Making poverty worse and still cutting benefits as he leaves office is a sad legacy for Dalton McGuinty to leave behind, said Ian Stumpf of Poverty Makes Us Sick, referring to recent Liberal proposals to cut the Community Start Up and Maintenance Benefit (CSUMB).
"Cutting the CSUMB will cause serious harm to people and communities in Waterloo Region, where quality and affordable housing is in short supply," Stumpf said. "Regional social services have warned of a huge budget shortfall for the coming year which will mean deep cuts in services and supports to those already struggling to survive on the miserable OW and ODSP rates. And now the Liberals want to cut supports to people on the verge of homelessness."
The CSUMB helps about 16,000 every month in Ontario.
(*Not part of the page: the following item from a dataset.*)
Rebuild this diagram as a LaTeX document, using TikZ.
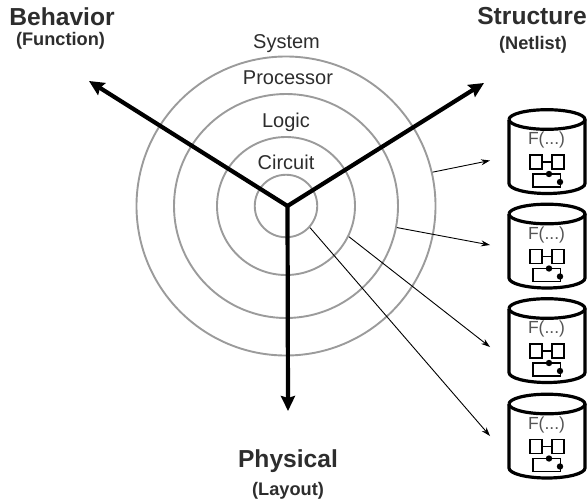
\documentclass[tikz,border=0pt]{standalone}
\usepackage{fontspec}
\setmainfont{Liberation Sans}
\usetikzlibrary{arrows.meta}
\definecolor{ringgray}{RGB}{155,155,155}
\definecolor{txtgray}{RGB}{45,45,45}
\definecolor{fgray}{RGB}{85,85,85}
\tikzset{
  ring/.style={circle,draw=ringgray,line width=1.9pt,inner sep=0pt,minimum size=#1},
  axisline/.style={line width=4.2pt,-{Stealth[length=15pt,width=14pt,inset=2pt]}},
  feed/.style={line width=0.9pt,-{Stealth[length=9pt,width=6pt]}},
  level/.style={font=\fontsize{20}{22}\selectfont,text=txtgray,inner sep=0pt,anchor=base},
  title/.style={font=\fontsize{24.6}{26}\selectfont\bfseries,text=txtgray,inner sep=0pt,anchor=base},
  subtitle/.style={font=\fontsize{18.2}{20}\selectfont\bfseries,text=txtgray,inner sep=0pt,anchor=base},
  cyl/.style={line width=3.2pt,black},
  icon/.style={line width=1.8pt,black},
  ftext/.style={font=\fontsize{17.5}{20}\selectfont,text=fgray,inner sep=0pt,anchor=base},
  pics/store/.style={code={
    \draw[cyl] (-38,0) arc[start angle=180,end angle=540,x radius=38,y radius=9.8];
    \draw[cyl] (-38,0) -- (-38,64) arc[start angle=180,end angle=0,x radius=38,y radius=10] -- (38,0);
    \node[ftext] (#1f) at (-0.5,25) {F(...)};
    \draw[icon] (-17,35.5) rectangle (-5,49.5);
    \draw[icon] (5,35.5) rectangle (17,49.5);
    \draw[icon] (-5,42.5) -- (5,42.5);
    \draw[icon] (-14,54.5) rectangle (13.5,67.5);
    \fill (2,54.5) circle[radius=3.2];
    \fill (13,62.5) circle[radius=3.2];
  }}
}
\begin{document}
\begin{tikzpicture}[x=1pt,y=-1pt]
\useasboundingbox (0,0) rectangle (588,501);
\coordinate (o) at (286,206);
\coordinate (oaxis) at (287.5,206);
\node[ring=62.5pt] (r1) at (o) {};
\node[ring=138pt] (r2) at (o) {};
\node[ring=224pt] (r3) at (o) {};
\node[ring=299pt] (r4) at (o) {};

\node[level] (lsys) at (286.5,48) {System};
\node[level] (lproc) at (288,84) {Processor};
\node[level] (llog) at (286,127) {Logic};
\node[level] (lcir) at (286,169) {Circuit};

\coordinate (abeh) at (89,81);
\coordinate (astr) at (484,83);
\coordinate (aphy) at (288,411);
\draw[axisline] (oaxis) -- (abeh);
\draw[axisline] (oaxis) -- (astr);
\draw[axisline] (oaxis) -- (aphy);

\node[title] (tbeh) at (62,25) {Behavior};
\node[subtitle] (sbeh) at (60.5,45) {(Function)};
\node[title] (tstr) at (532,24) {Structure};
\node[subtitle] (sstr) at (533,49) {(Netlist)};
\node[title] (tphy) at (288,467) {Physical};
\node[subtitle] (sphy) at (288,495) {(Layout)};

\pic at (547,119.5) {store=a};
\pic at (547,214) {store=b};
\pic at (547,308.5) {store=c};
\pic at (547,404) {store=d};

\coordinate (ea) at (490,160.5);
\coordinate (eb) at (490,245);
\coordinate (ec) at (490,347);
\coordinate (ed) at (490,436);
\draw[feed] (r4.13.3) -- (ea);
\draw[feed] (r3.-11) -- (eb);
\draw[feed] (r2.-26) -- (ec);
\draw[feed] (r1.-42) -- (ed);
\end{tikzpicture}
\end{document}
It is one of the only ways that people on Ontario Works or the Ontario Disability Support Program can cover the costs of moving or obtain the basic items they need to maintain a home. It is a defence against homelessness and gives many women the resources they need to be able to leave situations of domestic violence. The Liberal government's 2012 budget brought a number of regressive cuts to social assistance, including to the CSUMB, slated for elimination in 2013.
Protecting this benefit and raising social assistance rates should be a high priority for the next Ontario Liberal leader, said Carrie Lynn Poole-Cotnam, Chair of CUPE Ontario's Social Services Workers Coordinating Committee.
"There is a great opportunity for leadership candidates to take a position that enough is enough," Poole said. "The next Liberal leader has to walk the talk of poverty reduction, not make poverty worse. Social justice in Ontario has to be a real priority for the next leader of the Liberal party."
The threatened cancellation of the CSUMB comes at a vulnerable time in Kitchener-Waterloo, with rapid gentrification pushing many low-income tenants towards homelessness right in Milloy's backyard - and pushing them to resist, Stumpf said.